TASK STATEMENT
Retype word for word the first line of the listing and each line after it up to the line with "delta_h = [-0.293, -0.445, -0.503, -0.532, -0.551, -0.562]", with the pictures taken out.

DATA SECTION
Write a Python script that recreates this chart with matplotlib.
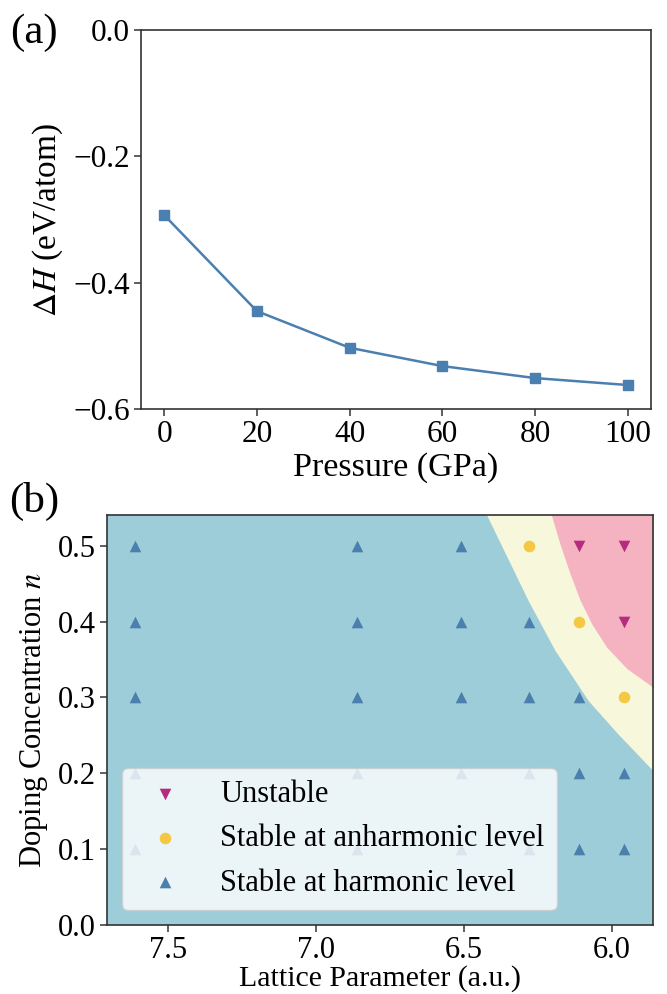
import matplotlib
matplotlib.use("Agg")
import matplotlib.pyplot as plt

plt.rcParams["font.family"] = ["Liberation Serif", "DejaVu Serif"]
plt.rcParams["mathtext.fontset"] = "stix"

# (a) formation enthalpy vs pressure
pressure = [0, 20, 40, 60, 80, 100]
delta_h = [-0.293, -0.445, -0.503, -0.532, -0.551, -0.562]

# (b) stability map
lattice = [7.61, 6.86, 6.51, 6.28, 6.11, 5.96]
doping = [0.1, 0.2, 0.3, 0.4, 0.5]
# status per (doping row, lattice column): U unstable, A anharmonic, H harmonic
status = [
    ["H", "H", "H", "H", "H", "H"],   # n = 0.1
    ["H", "H", "H", "H", "H", "H"],   # n = 0.2
    ["H", "H", "H", "H", "H", "A"],   # n = 0.3
    ["H", "H", "H", "H", "A", "U"],   # n = 0.4
    ["H", "H", "H", "A", "U", "U"],   # n = 0.5
]

# region boundaries (lattice parameter, doping)
harm_edge_a = [6.421, 6.355, 6.283, 6.192, 6.080, 5.982, 5.862, 5.850]
harm_edge_n = [0.539, 0.486, 0.428, 0.362, 0.296, 0.253, 0.204, 0.200]
unst_edge_a = [6.203, 6.175, 6.141, 6.107, 6.068, 6.017, 5.949, 5.863, 5.850]
unst_edge_n = [0.539, 0.502, 0.463, 0.428, 0.397, 0.366, 0.338, 0.314, 0.310]

c_bg = "#9ECDDA"
c_yel = "#F7F7DC"
c_pink = "#F5B3C1"
c_harm = "#4A7FAE"
c_anh = "#F4C842"
c_unst = "#B62A80"
c_line = "#4A7FB0"
c_spine = "#333333"

fig = plt.figure(figsize=(6.67, 9.94), dpi=100)

# ---- panel (a)
ax1 = fig.add_axes([0.2114, 0.5885, 0.7646, 0.3813])
ax1.plot(pressure, delta_h, color=c_line, lw=1.8, marker="s", ms=7.5)
ax1.set_ylim(-0.6, 0.0)
ax1.set_xlim(-5, 105)
ax1.set_xticks(pressure)
ax1.set_yticks([-0.6, -0.4, -0.2, 0.0])
ax1.set_xlabel("Pressure (GPa)", fontsize=24.5, labelpad=2)
ax1.set_ylabel(r"$\Delta H$ (eV/atom)", fontsize=24, labelpad=6)
ax1.tick_params(labelsize=22.5)

# ---- panel (b)
ax2 = fig.add_axes([0.1604, 0.0694, 0.8181, 0.4122])
ax2.set_facecolor(c_bg)
ax2.fill_between(harm_edge_a, harm_edge_n, 0.6, color=c_yel, lw=0, zorder=0.5)
ax2.fill_between(unst_edge_a, unst_edge_n, 0.6, color=c_pink, lw=0, zorder=0.6)

groups = {
    "U": ("Unstable", "v", c_unst),
    "A": ("Stable at anharmonic level", "o", c_anh),
    "H": ("Stable at harmonic level", "^", c_harm),
}
for key in ["U", "A", "H"]:
    label, mk, col = groups[key]
    xs, ys = [], []
    for i, n in enumerate(doping):
        for j, a in enumerate(lattice):
            if status[i][j] == key:
                xs.append(a)
                ys.append(n)
    ax2.scatter(xs, ys, marker=mk, s=70, color=col, lw=0, label=label, zorder=3)

ax2.set_xlim(7.705, 5.862)
ax2.set_ylim(0.0, 0.54)
ax2.set_xticks([7.5, 7.0, 6.5, 6.0])
ax2.set_yticks([0.0, 0.1, 0.2, 0.3, 0.4, 0.5])
ax2.set_xlabel("Lattice Parameter (a.u.)", fontsize=21.5, labelpad=0)
ax2.set_ylabel(r"Doping Concentration $n$", fontsize=22, labelpad=6)
ax2.tick_params(labelsize=22)
ax2.legend(loc="lower left", fontsize=22, framealpha=0.8,
           edgecolor="0.8", fancybox=True)

for ax in (ax1, ax2):
    ax.tick_params(length=5, width=1.1, color=c_spine, pad=3)
    for sp in ax.spines.values():
        sp.set_color(c_spine)
        sp.set_linewidth(1.2)

fig.text(10 / 667, 1 - 33 / 994, "(a)", fontsize=31, va="center", ha="left")
fig.text(9 / 667, 1 - 501 / 994, "(b)", fontsize=31, va="center", ha="left")

fig.savefig("out.png", dpi=100)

OUTPUT
Write a Python script that recreates this chart with matplotlib.
import matplotlib
matplotlib.use("Agg")
import matplotlib.pyplot as plt

plt.rcParams["font.family"] = ["Liberation Serif", "DejaVu Serif"]
plt.rcParams["mathtext.fontset"] = "stix"

# (a) formation enthalpy vs pressure
pressure = [0, 20, 40, 60, 80, 100]
delta_h = [-0.293, -0.445, -0.503, -0.532, -0.551, -0.562]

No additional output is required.